Imagine, if necessary, that you're a young, well-to-do 20- or 30-something looking for a compact luxury car. Conventional logic dictates you should buy an or , but those wishing to depart from the norm may want to consider the Japanese-built Lexus CT 200h luxury hybrid.
Not only does this car have a badge that will make onlookers solemnly nod in respect, plus an options list that could make a BMW blush, it also offers something its rivals can only dream of -- hybrid propulsion that delivers low-emission, high-economy driving. But is this car any good? We hopped in the £25,200 mid-range CT 200h SE-L to find out. The range starts at £23,485.
The 200h makes a good first impression, for the most part. Its front end has a keen, purposeful appearance, like it's angry with the road ahead. The 'hybrid' badges on the left and right sides spoil any illusion that the 200h is a mental tarmac shredder, but the prominent 'L' emblem on the front and rear will remind onlookers that you're driving something slightly more special than the average.
The back half of the 200h looks pretty decent too, but only if considered in isolation. Call us crazy, but the rear somehow clashes with the front. It's almost as if each end was designed by a separate Lexus team before being welded together.
Although the appeal of the car's exterior is debatable, we were very impressed by its cabin. It has a reassuringly expensive appearance and feel, and is littered with buttons, lights and enough gizmos to keep most tech heads entertained for hours.
Lex me entertain you
The screen can't be controlled by touch, but that's not a huge issue, as it's positioned out of reach anyway. Interacting with the display is only possible by prodding buttons in the control zone, which sits on the lower half of the dashboard and on the centre console.
This main point of interest in the control zone is the Lexus Remote Touch interface, which works exactly like a joystick or mouse. Move the stick left, right, up or down, and a cursor on the display reacts accordingly. The cursor snaps reassuringly onto icons as it passes over them, while a brief vibration is sent through the joystick to affirm you've selected something that can be interacted with.
The system is extremely easy to use while you're stationary or while the vehicle is in motion -- even more so, perhaps, than an ordinary touchscreen, since there's no need to exert yourself by physically holding your arm in the air.
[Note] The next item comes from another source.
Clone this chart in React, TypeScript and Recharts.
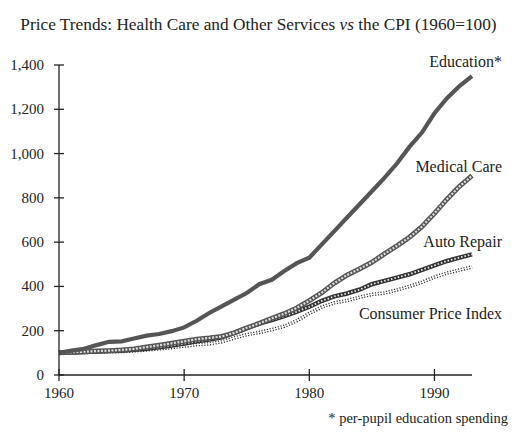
import React from 'react';
import { LineChart, Line, XAxis, YAxis, LabelList } from 'recharts';

const years = [
  1960, 1961, 1962, 1963, 1964, 1965, 1966, 1967, 1968, 1969,
  1970, 1971, 1972, 1973, 1974, 1975, 1976, 1977, 1978, 1979,
  1980, 1981, 1982, 1983, 1984, 1985, 1986, 1987, 1988, 1989,
  1990, 1991, 1992, 1993,
];

const education = [
  100, 110, 118, 135, 150, 152, 165, 178, 185, 198,
  215, 245, 280, 310, 340, 370, 410, 430, 470, 505,
  530, 590, 650, 710, 770, 830, 890, 955, 1030, 1095,
  1182, 1250, 1305, 1350,
];

const medicalCare = [
  100, 103, 105, 108, 110, 113, 118, 126, 134, 143,
  152, 162, 167, 174, 190, 213, 233, 256, 277, 303,
  336, 372, 415, 451, 479, 509, 547, 583, 622, 670,
  730, 794, 852, 900,
];

const autoRepair = [
  100, 102, 104, 106, 108, 110, 114, 119, 125, 133,
  142, 152, 160, 170, 190, 212, 232, 248, 266, 286,
  308, 335, 355, 368, 385, 410, 425, 440, 455, 475,
  495, 515, 530, 545,
];

const cpi = [
  100, 101, 102, 103, 105, 106, 109, 113, 118, 124,
  131, 137, 141, 150, 167, 182, 192, 205, 220, 245,
  278, 307, 326, 336, 351, 364, 370, 384, 400, 419,
  442, 460, 474, 488,
];

const yTicks = [0, 200, 400, 600, 800, 1000, 1200, 1400];
const xTicks = [1960, 1970, 1980, 1990];

const data = years.map((year, i) => ({
  year,
  education: education[i],
  medical: medicalCare[i],
  auto: autoRepair[i],
  cpi: cpi[i],
}));

const FONT = '"Liberation Serif", "Times New Roman", serif';
const INK = '#222';

// tick with a line crossing the axis on both sides
const YTick = (props: any) => {
  const { x, y, payload } = props;
  const axisX = x + 15;
  return (
    <g>
      <line x1={axisX - 5} x2={axisX + 5} y1={y} y2={y} stroke={INK} strokeWidth={1.3} />
      <text x={x} y={y} dy={5} textAnchor="end" fontFamily={FONT} fontSize={15} fill={INK}>
        {payload.value.toLocaleString('en-US')}
      </text>
    </g>
  );
};

const XTick = (props: any) => {
  const { x, y, payload } = props;
  const axisY = y - 6;
  return (
    <g>
      <line x1={x} x2={x} y1={axisY - 6} y2={axisY + 6} stroke={INK} strokeWidth={1.3} />
      <text x={x} y={axisY} dy={23} textAnchor="middle" fontFamily={FONT} fontSize={15} fill={INK}>
        {payload.value}
      </text>
    </g>
  );
};

// series name written near the end of its line
const endLabel = (text: string, dx: number, dy: number) => (props: any) => {
  const { x, y, index } = props;
  if (index !== years.length - 1) return null;
  return (
    <text x={x + dx} y={y + dy} dy={5} textAnchor="end" fontFamily={FONT} fontSize={16} fill={INK}>
      {text}
    </text>
  );
};

export default function App() {
  return (
    <div style={{ position: 'absolute', left: 0, top: 0, width: 531, height: 432, background: '#fff' }}>
      <div
        style={{
          position: 'absolute',
          left: 0,
          width: 517,
          top: 15,
          textAlign: 'center',
          fontFamily: FONT,
          fontSize: 17.3,
          color: INK,
          whiteSpace: 'nowrap',
        }}
      >
        Price Trends: Health Care and Other Services <i>vs</i> the CPI (1960=100)
      </div>
      <LineChart width={531} height={432} data={data} margin={{ top: 65, right: 59, left: 0, bottom: 27 }}>
        <XAxis
          dataKey="year"
          type="number"
          domain={[1960, 1993]}
          ticks={xTicks}
          tick={<XTick />}
          tickLine={false}
          tickSize={6}
          tickMargin={0}
          height={30}
          axisLine={{ stroke: INK, strokeWidth: 1.3 }}
        />
        <YAxis
          domain={[0, 1400]}
          ticks={yTicks}
          tick={<YTick />}
          tickLine={false}
          tickSize={5}
          tickMargin={10}
          width={59}
          axisLine={{ stroke: INK, strokeWidth: 1.3 }}
        />
        <Line dataKey="cpi" stroke="#333" strokeWidth={3.6} strokeDasharray="1.2 1.6" dot={false} activeDot={false} isAnimationActive={false}>
          <LabelList content={endLabel('Consumer Price Index', 30, 47)} />
        </Line>
        <Line dataKey="cpi" stroke="#fff" strokeWidth={1} dot={false} activeDot={false} isAnimationActive={false} />
        <Line dataKey="auto" stroke="#333" strokeWidth={4.5} dot={false} activeDot={false} isAnimationActive={false}>
          <LabelList content={endLabel('Auto Repair', 30, -12)} />
        </Line>
        <Line dataKey="auto" stroke="#eee" strokeWidth={1.8} strokeDasharray="1.5 2" dot={false} activeDot={false} isAnimationActive={false} />
        <Line dataKey="medical" stroke="#555" strokeWidth={5} dot={false} activeDot={false} isAnimationActive={false}>
          <LabelList content={endLabel('Medical Care', 30, -9)} />
        </Line>
        <Line dataKey="medical" stroke="#ddd" strokeWidth={2.2} strokeDasharray="2 1.5" dot={false} activeDot={false} isAnimationActive={false} />
        <Line dataKey="education" stroke="#555" strokeWidth={4.2} dot={false} activeDot={false} isAnimationActive={false}>
          <LabelList content={endLabel('Education*', 30, -14)} />
        </Line>
      </LineChart>
      <div
        style={{
          position: 'absolute',
          right: 23,
          top: 410,
          fontFamily: FONT,
          fontSize: 14.5,
          color: INK,
          whiteSpace: 'nowrap',
        }}
      >
        * per-pupil education spending
      </div>
    </div>
  );
}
Despite its relatively exotic styling, the 200h is powered by the same components as the common, or garden, third-generation Toyota Prius. It uses a 98bhp 1.8-litre engine that ticks over using the Atkinson cycle -- a combustion process optimised for economy rather than performance. This is paired with an 81bhp electric motor that helps provide a combined power output of 134bhp.
That's not a terribly impressive power figure, and it shows. Twist the car's driving-mode knob into the sport setting and the 200h gently eases itself from a standstill to 62mph in 10.3 seconds -- just a hundredth of a second quicker than the Prius. It continues at a relatively pedestrian pace until it reaches the same 112mph maximum speed as its rival.